Here is an excerpt from an article that discusses rent control in Singapore &
Hong Kong, among other places:

"Rent controls [in Hong Kong] were renewed in 1973, to halt increases
exceeding 90% of prevailing market rates or hikes above 30%, for two years"

They actually had to add rent control there because the landlords acted
exactly as you described.

[http://www.theonlinecitizen.com/2014/05/is-regulating-
rents-...](http://www.theonlinecitizen.com/2014/05/is-regulating-rents-in-
singapore-the-answer-to-rising-rentals/)

------
guhcampos
I'm amused nobody brought the word Gentrification to the comments yet.

Yes, the arcticle does not mention that word. Neither the comments there or
the comments here.

But this is what giving up rent control encourages: gentrification. And it's
really bad.

I'm not a US citizen, I don't live there, but I've visited SF quite a few
times. You can see gentrification happening yearly after every visit. It's
sad.

Perhaps the discussion should not be "rent control" vs "no rent control" and
really "how to effectivelly control rent prices".

In Brazil, landlords are allowed to raise the rent every year by the same
ammount of one of the country's inflation indexes. It's not perfect, but
people seem to be more or less happy with it.

Also the rent price can never be more than a small percentage of the
property's declared value per month (if you want to change the declared value,
your ownership taxes will change accordingly). This helps a bit.
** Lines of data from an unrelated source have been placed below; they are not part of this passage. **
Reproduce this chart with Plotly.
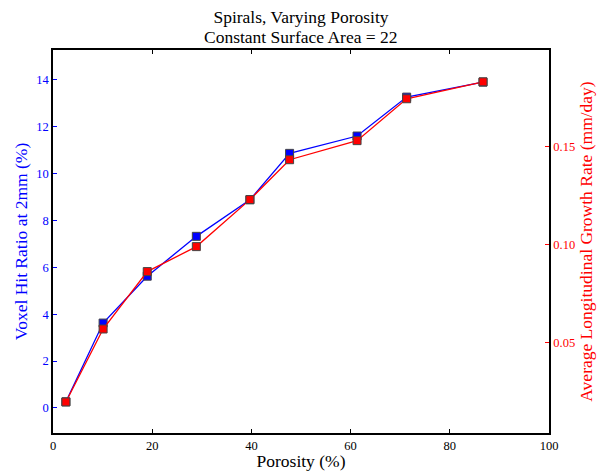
import plotly.graph_objects as go

porosity = [2.6, 10.1, 19.0, 28.9, 39.7, 47.7, 61.3, 71.3, 86.7]
hit_ratio = [0.26, 3.62, 5.62, 7.32, 8.88, 10.86, 11.60, 13.26, 13.90]
growth_rate = [0.020, 0.0571, 0.0863, 0.099, 0.1229, 0.1432, 0.1529, 0.1742, 0.1828]

x_ticks = [0, 20, 40, 60, 80, 100]
y_ticks = [0, 2, 4, 6, 8, 10, 12, 14]
y2_ticks = [0.05, 0.10, 0.15]
y2_labels = ["0.05", "0.10", "0.15"]

title_line1 = "Spirals, Varying Porosity"
title_line2 = "Constant Surface Area = 22"

FONT = "Liberation Serif, Times New Roman, serif"
H = 471

fig = go.Figure()
fig.add_trace(go.Scatter(
    x=porosity, y=hit_ratio, mode="lines+markers",
    line=dict(color="#0000ff", width=1.3),
    marker=dict(symbol="square", size=8, color="#0000ff", line=dict(color="#444444", width=1)),
    showlegend=False, yaxis="y"))
fig.add_trace(go.Scatter(
    x=porosity, y=growth_rate, mode="lines+markers",
    line=dict(color="#ff0000", width=1.3),
    marker=dict(symbol="square", size=8, color="#ff0000", line=dict(color="#444444", width=1)),
    showlegend=False, yaxis="y2"))

fig.add_annotation(text=title_line2, xref="paper", yref="paper",
                   x=0.5, y=1 + (50 - 37) / 383, xanchor="center", yanchor="middle",
                   showarrow=False, font=dict(family=FONT, size=17.5, color="black"))

fig.update_layout(
    width=608, height=H,
    margin=dict(l=53, r=59, t=50, b=38, autoexpand=False),
    paper_bgcolor="white", plot_bgcolor="white",
    font=dict(family=FONT, color="black"),
    title=dict(text=title_line1,
               x=0.5, xanchor="center", xref="paper",
               yref="container", y=1 - 17 / H, yanchor="middle",
               font=dict(family=FONT, size=17.5, color="black")),
    xaxis=dict(range=[0, 100], tickvals=x_ticks, ticks="inside", ticklen=4,
               tickcolor="black", showline=True, linecolor="black", linewidth=1.5,
               mirror="ticks", showgrid=False, zeroline=False, automargin=False,
               tickfont=dict(family=FONT, size=12.5, color="black"),
               title=dict(text="Porosity (%)", standoff=1,
                          font=dict(family=FONT, size=17.5, color="black"))),
    yaxis=dict(range=[-1.07, 15.27], tickvals=y_ticks, ticks="inside", ticklen=4,
               tickcolor="#0000ff", showline=True, linecolor="black", linewidth=1.5,
               showgrid=False, zeroline=False, automargin=False,
               tickfont=dict(family=FONT, size=12.5, color="#0000ff"),
               title=dict(text="Voxel Hit Ratio at 2mm (%)", standoff=4,
                          font=dict(family=FONT, size=17.5, color="#0000ff"))),
    yaxis2=dict(range=[0.0042, 0.199], tickvals=y2_ticks, ticktext=y2_labels,
                overlaying="y", side="right", ticks="inside", ticklen=4,
                tickcolor="#ff0000", showline=True, linecolor="black", linewidth=1.5,
                showgrid=False, zeroline=False, automargin=False,
                tickfont=dict(family=FONT, size=12.5, color="#ff0000"),
                title=dict(text="Average Longitudinal Growth Rate (mm/day)", standoff=6,
                           font=dict(family=FONT, size=17.5, color="#ff0000"))),
)

fig.write_html("out.html")
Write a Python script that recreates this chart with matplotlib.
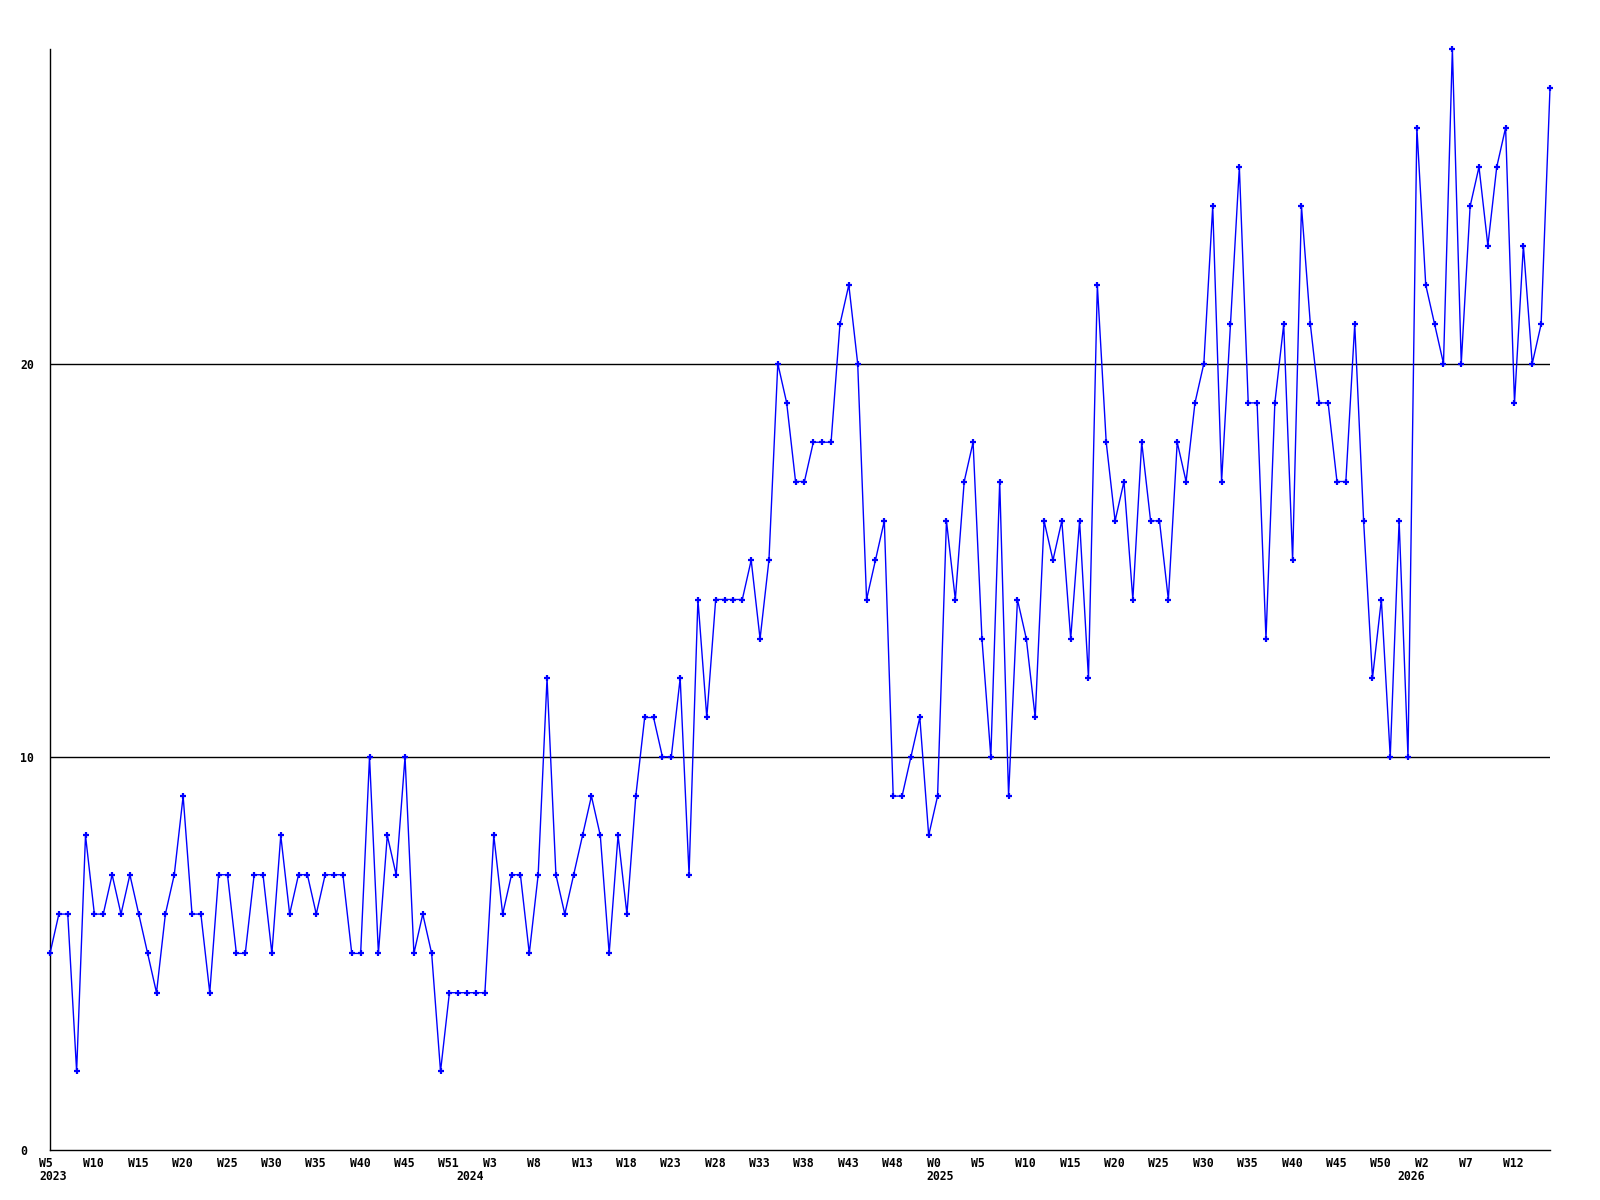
import matplotlib
matplotlib.use("Agg")
import matplotlib.pyplot as plt
import matplotlib.transforms as mtransforms

# ==============================
# DATA (weekly counts)
# ==============================

values = [
    5, 6, 6, 2, 8, 6, 6, 7, 6, 7,
    6, 5, 4, 6, 7, 9, 6, 6, 4, 7,
    7, 5, 5, 7, 7, 5, 8, 6, 7, 7,
    6, 7, 7, 7, 5, 5, 10, 5, 8, 7,
    10, 5, 6, 5, 2, 4, 4, 4, 4, 4,
    8, 6, 7, 7, 5, 7, 12, 7, 6, 7,
    8, 9, 8, 5, 8, 6, 9, 11, 11, 10,
    10, 12, 7, 14, 11, 14, 14, 14, 14, 15,
    13, 15, 20, 19, 17, 17, 18, 18, 18, 21,
    22, 20, 14, 15, 16, 9, 9, 10, 11, 8,
    9, 16, 14, 17, 18, 13, 10, 17, 9, 14,
    13, 11, 16, 15, 16, 13, 16, 12, 22, 18,
    16, 17, 14, 18, 16, 16, 14, 18, 17, 19,
    20, 24, 17, 21, 25, 19, 19, 13, 19, 21,
    15, 24, 21, 19, 19, 17, 17, 21, 16, 12,
    14, 10, 16, 10, 26, 22, 21, 20, 28, 20,
    24, 25, 23, 25, 26, 19, 23, 20, 21, 27,
]

week_labels = [
    "W5", "W10", "W15", "W20", "W25", "W30", "W35", "W40", "W45", "W51",
    "W3", "W8", "W13", "W18", "W23", "W28", "W33", "W38", "W43", "W48",
    "W0", "W5", "W10", "W15", "W20", "W25", "W30", "W35", "W40", "W45",
    "W50", "W2", "W7", "W12",
]
week_label_idx = list(range(0, 5 * len(week_labels), 5))

years = ["2023", "2024", "2025", "2026"]
year_idx = [0, 47, 100, 153]

y_ticks = [0, 10, 20]

# ==============================
# PLOT
# ==============================

fig = plt.figure(figsize=(16, 12), dpi=100)
ax = fig.add_axes([50 / 1600, 50 / 1200, 1500 / 1600, 1101 / 1200])

x = list(range(len(values)))
ax.plot(x, values, color="#0000ff", linewidth=1.0, marker="+",
        markersize=5, markeredgewidth=1.6, clip_on=False, zorder=3)

for y in [10, 20]:
    ax.axhline(y, color="black", linewidth=1.0, zorder=2)

ax.set_xlim(0, len(values) - 1)
ax.set_ylim(0, max(values))

for side in ["top", "right"]:
    ax.spines[side].set_visible(False)
for side in ["left", "bottom"]:
    ax.spines[side].set_color("black")
    ax.spines[side].set_linewidth(1.0)

font = dict(family="DejaVu Sans Mono", size=8.3, weight="bold")

# y labels are left aligned at a fixed column
ax.set_yticks(y_ticks)
ax.set_yticklabels([str(v) for v in y_ticks], ha="left", **font)
ax.tick_params(axis="y", length=0, pad=21.6)

# x labels start a few pixels left of their point
shift = mtransforms.ScaledTranslation(-11 / 100, 0, fig.dpi_scale_trans)
ax.set_xticks(week_label_idx)
ax.set_xticklabels(week_labels, ha="left", **font)
ax.tick_params(axis="x", length=0, pad=5)
for lbl in ax.get_xticklabels():
    lbl.set_transform(lbl.get_transform() + shift)

trans = mtransforms.blended_transform_factory(ax.transData, ax.transAxes) + shift
for idx, yr in zip(year_idx, years):
    ax.text(idx, -27 / 1101, yr, transform=trans, ha="left", va="center", **font)

fig.savefig("out.png", dpi=100)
This is just an example of my point: stop thinking binary - yes or no - and
start thinking how.

------
unquietcode
One thing I've never understood (but would still like to) is where does the
imperative to build more and faster come from? I live in Berkeley, am very
nearly priced out at this point, but see no reason why the community is
required to take in more people. Permitting snd process ensures a snail's pace
for new construction here, but from the perspective of those that live here
(and most have rent control) why should they rush to grow?

All I'm saying is, market prices reflect supply and demand, but they also
balance the demand which would otherwise threaten to overwhelm the place. Who
am I to say 'I want to live here! Make it happen!!' We could be building the
city of our dreams, of the future, a mere 30 miles away.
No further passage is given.